START Given records
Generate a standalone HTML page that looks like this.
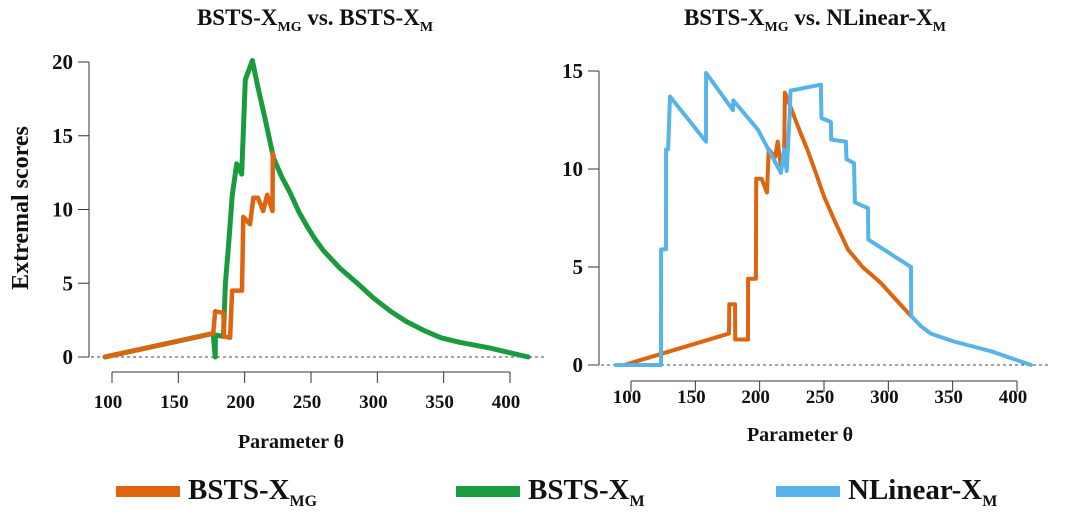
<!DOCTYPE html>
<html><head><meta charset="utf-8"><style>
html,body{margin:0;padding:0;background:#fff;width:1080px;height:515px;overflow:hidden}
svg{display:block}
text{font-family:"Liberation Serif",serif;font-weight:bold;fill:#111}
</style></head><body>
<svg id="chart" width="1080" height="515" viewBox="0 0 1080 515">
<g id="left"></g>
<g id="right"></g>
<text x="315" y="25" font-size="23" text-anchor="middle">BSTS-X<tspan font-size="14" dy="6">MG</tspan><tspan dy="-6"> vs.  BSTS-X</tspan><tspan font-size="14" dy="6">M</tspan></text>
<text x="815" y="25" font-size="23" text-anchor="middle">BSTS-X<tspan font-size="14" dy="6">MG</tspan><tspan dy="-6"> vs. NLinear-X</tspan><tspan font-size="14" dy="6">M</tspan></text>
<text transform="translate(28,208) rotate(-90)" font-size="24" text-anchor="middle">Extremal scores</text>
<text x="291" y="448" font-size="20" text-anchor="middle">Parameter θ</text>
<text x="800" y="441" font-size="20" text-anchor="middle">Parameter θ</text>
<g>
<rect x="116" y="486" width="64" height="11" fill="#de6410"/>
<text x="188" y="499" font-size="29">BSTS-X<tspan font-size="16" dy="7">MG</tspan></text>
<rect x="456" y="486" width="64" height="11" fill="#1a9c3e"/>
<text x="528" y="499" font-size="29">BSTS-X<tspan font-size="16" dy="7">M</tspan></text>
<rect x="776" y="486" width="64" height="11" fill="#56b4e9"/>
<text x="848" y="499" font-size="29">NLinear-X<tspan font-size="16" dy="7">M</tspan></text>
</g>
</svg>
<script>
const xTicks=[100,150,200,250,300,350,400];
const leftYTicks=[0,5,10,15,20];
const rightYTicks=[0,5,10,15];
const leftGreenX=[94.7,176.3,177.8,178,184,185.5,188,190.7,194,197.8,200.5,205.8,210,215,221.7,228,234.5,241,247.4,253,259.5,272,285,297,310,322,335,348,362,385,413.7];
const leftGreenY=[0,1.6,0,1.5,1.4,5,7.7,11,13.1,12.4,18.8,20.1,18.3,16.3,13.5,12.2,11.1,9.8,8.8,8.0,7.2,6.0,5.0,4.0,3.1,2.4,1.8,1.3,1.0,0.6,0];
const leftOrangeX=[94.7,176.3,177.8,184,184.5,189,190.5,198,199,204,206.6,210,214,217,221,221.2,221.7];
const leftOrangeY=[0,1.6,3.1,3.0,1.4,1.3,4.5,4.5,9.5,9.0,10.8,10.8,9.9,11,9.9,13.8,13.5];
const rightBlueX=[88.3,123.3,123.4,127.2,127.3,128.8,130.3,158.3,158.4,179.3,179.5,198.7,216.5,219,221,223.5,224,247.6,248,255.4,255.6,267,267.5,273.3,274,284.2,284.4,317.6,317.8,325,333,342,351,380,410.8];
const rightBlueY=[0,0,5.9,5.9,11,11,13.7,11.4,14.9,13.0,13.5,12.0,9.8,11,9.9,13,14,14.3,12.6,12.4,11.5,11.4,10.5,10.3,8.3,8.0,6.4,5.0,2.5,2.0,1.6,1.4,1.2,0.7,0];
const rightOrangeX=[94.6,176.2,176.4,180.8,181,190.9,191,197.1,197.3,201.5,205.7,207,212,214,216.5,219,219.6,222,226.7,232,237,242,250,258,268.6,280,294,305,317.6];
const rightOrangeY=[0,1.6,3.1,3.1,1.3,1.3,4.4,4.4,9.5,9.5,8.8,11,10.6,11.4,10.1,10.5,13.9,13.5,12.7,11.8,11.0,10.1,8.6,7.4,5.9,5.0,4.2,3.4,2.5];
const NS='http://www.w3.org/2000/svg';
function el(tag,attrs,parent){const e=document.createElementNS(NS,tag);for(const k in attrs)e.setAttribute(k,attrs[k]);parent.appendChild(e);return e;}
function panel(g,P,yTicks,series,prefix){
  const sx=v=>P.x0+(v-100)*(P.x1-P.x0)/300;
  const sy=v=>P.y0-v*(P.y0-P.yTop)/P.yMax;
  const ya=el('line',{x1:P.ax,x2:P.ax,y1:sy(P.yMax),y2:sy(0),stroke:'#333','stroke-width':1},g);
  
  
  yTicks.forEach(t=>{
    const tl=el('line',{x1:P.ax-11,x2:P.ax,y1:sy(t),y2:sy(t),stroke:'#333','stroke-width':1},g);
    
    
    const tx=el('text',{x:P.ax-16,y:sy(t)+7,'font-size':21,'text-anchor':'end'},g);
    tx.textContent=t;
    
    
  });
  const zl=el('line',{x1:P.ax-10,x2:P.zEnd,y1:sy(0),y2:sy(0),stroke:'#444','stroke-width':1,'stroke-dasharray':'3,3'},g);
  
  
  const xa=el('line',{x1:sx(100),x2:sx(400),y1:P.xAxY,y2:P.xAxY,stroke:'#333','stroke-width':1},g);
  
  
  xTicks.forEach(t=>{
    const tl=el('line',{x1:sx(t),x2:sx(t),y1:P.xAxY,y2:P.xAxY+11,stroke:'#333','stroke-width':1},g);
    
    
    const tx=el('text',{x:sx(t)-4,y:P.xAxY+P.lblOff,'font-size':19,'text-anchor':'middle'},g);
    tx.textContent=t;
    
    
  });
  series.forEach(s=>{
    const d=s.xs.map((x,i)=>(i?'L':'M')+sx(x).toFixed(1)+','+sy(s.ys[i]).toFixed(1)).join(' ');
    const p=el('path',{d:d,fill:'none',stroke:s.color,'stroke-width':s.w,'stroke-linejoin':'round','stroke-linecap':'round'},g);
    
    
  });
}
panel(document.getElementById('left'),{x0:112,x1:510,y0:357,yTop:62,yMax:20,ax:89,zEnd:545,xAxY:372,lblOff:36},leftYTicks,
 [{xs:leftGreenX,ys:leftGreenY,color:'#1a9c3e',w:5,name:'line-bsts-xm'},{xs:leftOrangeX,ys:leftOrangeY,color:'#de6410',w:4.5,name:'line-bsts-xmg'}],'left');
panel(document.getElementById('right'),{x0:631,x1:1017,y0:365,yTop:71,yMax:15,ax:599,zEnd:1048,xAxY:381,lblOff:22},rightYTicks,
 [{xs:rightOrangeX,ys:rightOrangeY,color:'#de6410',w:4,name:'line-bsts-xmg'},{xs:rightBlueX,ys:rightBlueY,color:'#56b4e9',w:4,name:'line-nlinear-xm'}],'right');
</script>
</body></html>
END Given records
START Given records
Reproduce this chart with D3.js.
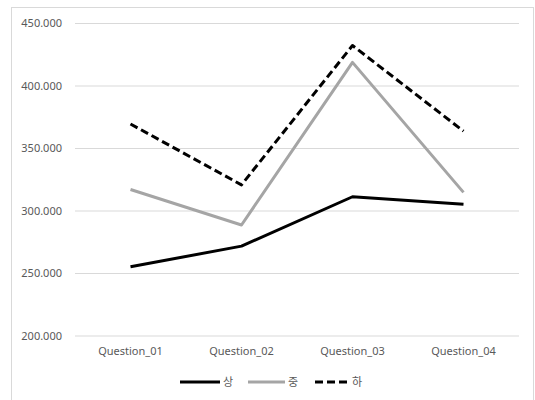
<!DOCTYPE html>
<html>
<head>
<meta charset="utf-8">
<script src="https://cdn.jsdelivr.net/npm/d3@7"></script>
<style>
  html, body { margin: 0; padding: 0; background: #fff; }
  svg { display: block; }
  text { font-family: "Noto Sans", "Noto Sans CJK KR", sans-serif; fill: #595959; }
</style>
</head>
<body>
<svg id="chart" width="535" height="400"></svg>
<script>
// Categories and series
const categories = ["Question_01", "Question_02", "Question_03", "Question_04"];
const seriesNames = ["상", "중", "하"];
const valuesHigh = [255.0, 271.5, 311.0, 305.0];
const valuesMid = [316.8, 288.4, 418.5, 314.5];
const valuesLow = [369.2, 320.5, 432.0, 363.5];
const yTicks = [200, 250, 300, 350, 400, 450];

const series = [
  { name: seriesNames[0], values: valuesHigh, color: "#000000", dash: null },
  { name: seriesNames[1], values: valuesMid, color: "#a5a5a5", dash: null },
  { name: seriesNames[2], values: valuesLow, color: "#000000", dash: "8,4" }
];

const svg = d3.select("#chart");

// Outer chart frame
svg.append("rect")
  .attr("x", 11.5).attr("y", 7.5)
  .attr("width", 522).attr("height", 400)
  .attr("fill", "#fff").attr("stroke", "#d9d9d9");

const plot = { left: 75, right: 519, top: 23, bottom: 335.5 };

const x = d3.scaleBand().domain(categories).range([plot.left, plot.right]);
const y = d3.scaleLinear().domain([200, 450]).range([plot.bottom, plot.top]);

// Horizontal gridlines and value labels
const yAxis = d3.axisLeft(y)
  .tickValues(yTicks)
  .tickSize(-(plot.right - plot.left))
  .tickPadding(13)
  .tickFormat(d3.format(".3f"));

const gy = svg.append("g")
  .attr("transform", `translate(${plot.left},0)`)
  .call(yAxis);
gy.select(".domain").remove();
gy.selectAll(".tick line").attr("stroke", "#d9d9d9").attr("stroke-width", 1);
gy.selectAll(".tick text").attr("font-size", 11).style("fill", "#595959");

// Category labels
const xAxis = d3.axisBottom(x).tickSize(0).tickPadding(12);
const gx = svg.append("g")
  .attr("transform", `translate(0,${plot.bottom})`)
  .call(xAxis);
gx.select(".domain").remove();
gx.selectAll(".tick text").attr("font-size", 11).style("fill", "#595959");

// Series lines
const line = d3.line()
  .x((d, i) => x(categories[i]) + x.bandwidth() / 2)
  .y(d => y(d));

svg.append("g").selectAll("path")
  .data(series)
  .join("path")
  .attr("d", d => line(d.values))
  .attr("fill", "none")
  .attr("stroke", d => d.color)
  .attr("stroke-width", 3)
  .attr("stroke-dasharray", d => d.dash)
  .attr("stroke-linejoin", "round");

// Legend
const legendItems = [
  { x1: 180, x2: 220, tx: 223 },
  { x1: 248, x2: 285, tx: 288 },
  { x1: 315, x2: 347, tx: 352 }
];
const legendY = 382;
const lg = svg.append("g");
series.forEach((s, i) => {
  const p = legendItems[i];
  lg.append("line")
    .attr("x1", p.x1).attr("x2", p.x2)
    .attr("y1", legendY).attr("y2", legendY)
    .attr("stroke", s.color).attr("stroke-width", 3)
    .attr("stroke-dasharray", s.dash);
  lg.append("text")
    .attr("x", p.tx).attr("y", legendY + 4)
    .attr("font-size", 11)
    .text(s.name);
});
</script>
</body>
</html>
END Given records
START Given records
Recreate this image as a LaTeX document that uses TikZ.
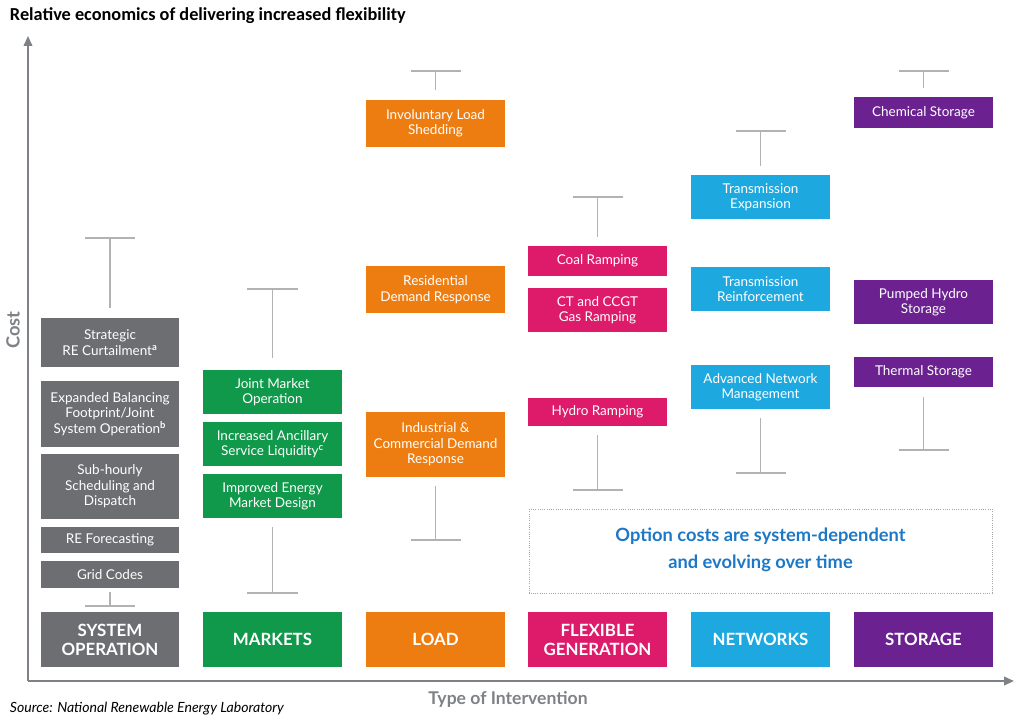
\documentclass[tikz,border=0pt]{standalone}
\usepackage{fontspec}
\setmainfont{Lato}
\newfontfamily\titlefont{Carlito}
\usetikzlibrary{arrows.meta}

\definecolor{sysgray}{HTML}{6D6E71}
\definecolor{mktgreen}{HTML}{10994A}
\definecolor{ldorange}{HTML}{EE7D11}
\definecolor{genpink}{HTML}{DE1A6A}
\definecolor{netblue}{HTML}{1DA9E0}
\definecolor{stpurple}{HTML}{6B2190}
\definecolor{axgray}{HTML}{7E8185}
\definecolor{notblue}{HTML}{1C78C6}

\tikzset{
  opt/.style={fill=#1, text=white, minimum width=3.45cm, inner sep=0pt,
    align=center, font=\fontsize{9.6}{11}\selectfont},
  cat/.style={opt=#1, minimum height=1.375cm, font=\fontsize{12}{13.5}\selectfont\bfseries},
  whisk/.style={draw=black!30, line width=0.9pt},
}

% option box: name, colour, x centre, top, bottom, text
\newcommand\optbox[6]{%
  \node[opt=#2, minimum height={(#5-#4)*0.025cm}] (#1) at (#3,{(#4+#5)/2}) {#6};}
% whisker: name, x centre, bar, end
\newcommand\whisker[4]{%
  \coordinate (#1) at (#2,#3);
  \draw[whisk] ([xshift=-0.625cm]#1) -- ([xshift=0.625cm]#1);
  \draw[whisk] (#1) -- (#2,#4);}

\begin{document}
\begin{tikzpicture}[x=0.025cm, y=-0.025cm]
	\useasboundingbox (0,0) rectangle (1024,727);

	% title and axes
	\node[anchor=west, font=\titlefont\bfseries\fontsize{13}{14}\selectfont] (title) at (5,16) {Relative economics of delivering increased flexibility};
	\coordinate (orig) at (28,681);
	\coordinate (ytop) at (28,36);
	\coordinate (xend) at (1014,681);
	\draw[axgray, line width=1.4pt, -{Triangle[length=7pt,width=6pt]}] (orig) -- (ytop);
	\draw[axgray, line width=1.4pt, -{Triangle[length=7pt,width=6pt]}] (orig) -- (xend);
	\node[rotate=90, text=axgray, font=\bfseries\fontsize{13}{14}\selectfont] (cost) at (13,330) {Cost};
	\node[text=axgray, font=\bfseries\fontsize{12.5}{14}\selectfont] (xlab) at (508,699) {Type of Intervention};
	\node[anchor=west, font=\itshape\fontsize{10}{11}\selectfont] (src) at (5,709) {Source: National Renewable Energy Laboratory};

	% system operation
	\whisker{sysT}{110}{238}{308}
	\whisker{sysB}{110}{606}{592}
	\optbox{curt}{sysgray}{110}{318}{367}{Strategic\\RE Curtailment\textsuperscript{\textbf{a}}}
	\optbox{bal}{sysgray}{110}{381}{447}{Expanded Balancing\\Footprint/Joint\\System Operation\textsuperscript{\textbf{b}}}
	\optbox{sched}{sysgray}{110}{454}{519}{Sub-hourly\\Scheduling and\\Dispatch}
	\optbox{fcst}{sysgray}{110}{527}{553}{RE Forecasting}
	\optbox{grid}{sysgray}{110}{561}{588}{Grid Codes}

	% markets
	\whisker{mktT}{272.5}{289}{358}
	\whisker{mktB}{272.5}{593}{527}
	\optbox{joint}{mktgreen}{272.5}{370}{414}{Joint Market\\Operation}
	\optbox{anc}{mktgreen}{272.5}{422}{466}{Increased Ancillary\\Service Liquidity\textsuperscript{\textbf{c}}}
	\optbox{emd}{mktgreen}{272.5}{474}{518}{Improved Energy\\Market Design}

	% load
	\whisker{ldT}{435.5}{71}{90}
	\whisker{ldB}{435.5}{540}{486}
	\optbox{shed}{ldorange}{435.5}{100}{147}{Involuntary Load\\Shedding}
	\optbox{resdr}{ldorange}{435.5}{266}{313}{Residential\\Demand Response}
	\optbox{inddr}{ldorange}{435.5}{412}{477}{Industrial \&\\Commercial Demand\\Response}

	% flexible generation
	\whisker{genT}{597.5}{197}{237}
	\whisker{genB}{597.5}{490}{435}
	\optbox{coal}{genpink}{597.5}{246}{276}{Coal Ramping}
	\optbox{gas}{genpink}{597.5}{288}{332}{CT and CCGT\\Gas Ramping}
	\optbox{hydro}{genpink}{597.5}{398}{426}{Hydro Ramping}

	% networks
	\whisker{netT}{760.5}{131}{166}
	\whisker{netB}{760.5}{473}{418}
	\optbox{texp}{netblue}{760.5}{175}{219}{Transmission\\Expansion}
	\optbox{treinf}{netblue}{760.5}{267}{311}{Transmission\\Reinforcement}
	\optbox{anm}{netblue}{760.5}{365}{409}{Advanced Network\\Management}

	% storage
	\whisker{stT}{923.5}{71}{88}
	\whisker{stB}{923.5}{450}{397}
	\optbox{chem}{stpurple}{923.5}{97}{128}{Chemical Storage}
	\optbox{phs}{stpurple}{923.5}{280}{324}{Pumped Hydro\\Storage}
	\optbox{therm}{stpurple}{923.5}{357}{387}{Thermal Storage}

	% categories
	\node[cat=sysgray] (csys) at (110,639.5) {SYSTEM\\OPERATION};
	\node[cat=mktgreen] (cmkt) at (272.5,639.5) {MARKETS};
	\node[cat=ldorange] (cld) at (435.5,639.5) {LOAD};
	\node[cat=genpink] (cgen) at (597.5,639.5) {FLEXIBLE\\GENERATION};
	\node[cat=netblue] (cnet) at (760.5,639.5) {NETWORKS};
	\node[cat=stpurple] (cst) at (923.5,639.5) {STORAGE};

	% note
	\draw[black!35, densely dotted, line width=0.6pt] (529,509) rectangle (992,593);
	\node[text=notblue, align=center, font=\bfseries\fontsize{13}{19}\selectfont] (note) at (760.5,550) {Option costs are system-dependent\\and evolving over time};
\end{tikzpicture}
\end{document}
END Given records
◆ Short problem ◆
Leave out every picture, then retype exactly the lines from the one containing "Reproduce this chart with D3.js." through the one containing "23, bottom: 335.5".

◆ Correct output ◆
Reproduce this chart with D3.js.
<!DOCTYPE html>
<html>
<head>
<meta charset="utf-8">
<script src="https://cdn.jsdelivr.net/npm/d3@7"></script>
<style>
  html, body { margin: 0; padding: 0; background: #fff; }
  svg { display: block; }
  text { font-family: "Noto Sans", "Noto Sans CJK KR", sans-serif; fill: #595959; }
</style>
</head>
<body>
<svg id="chart" width="535" height="400"></svg>
<script>
// Categories and series
const categories = ["Question_01", "Question_02", "Question_03", "Question_04"];
const seriesNames = ["상", "중", "하"];
const valuesHigh = [255.0, 271.5, 311.0, 305.0];
const valuesMid = [316.8, 288.4, 418.5, 314.5];
const valuesLow = [369.2, 320.5, 432.0, 363.5];
const yTicks = [200, 250, 300, 350, 400, 450];

const series = [
  { name: seriesNames[0], values: valuesHigh, color: "#000000", dash: null },
  { name: seriesNames[1], values: valuesMid, color: "#a5a5a5", dash: null },
  { name: seriesNames[2], values: valuesLow, color: "#000000", dash: "8,4" }
];

const svg = d3.select("#chart");

// Outer chart frame
svg.append("rect")
  .attr("x", 11.5).attr("y", 7.5)
  .attr("width", 522).attr("height", 400)
  .attr("fill", "#fff").attr("stroke", "#d9d9d9");

const plot = { left: 75, right: 519, top: 23, bottom: 335.5 };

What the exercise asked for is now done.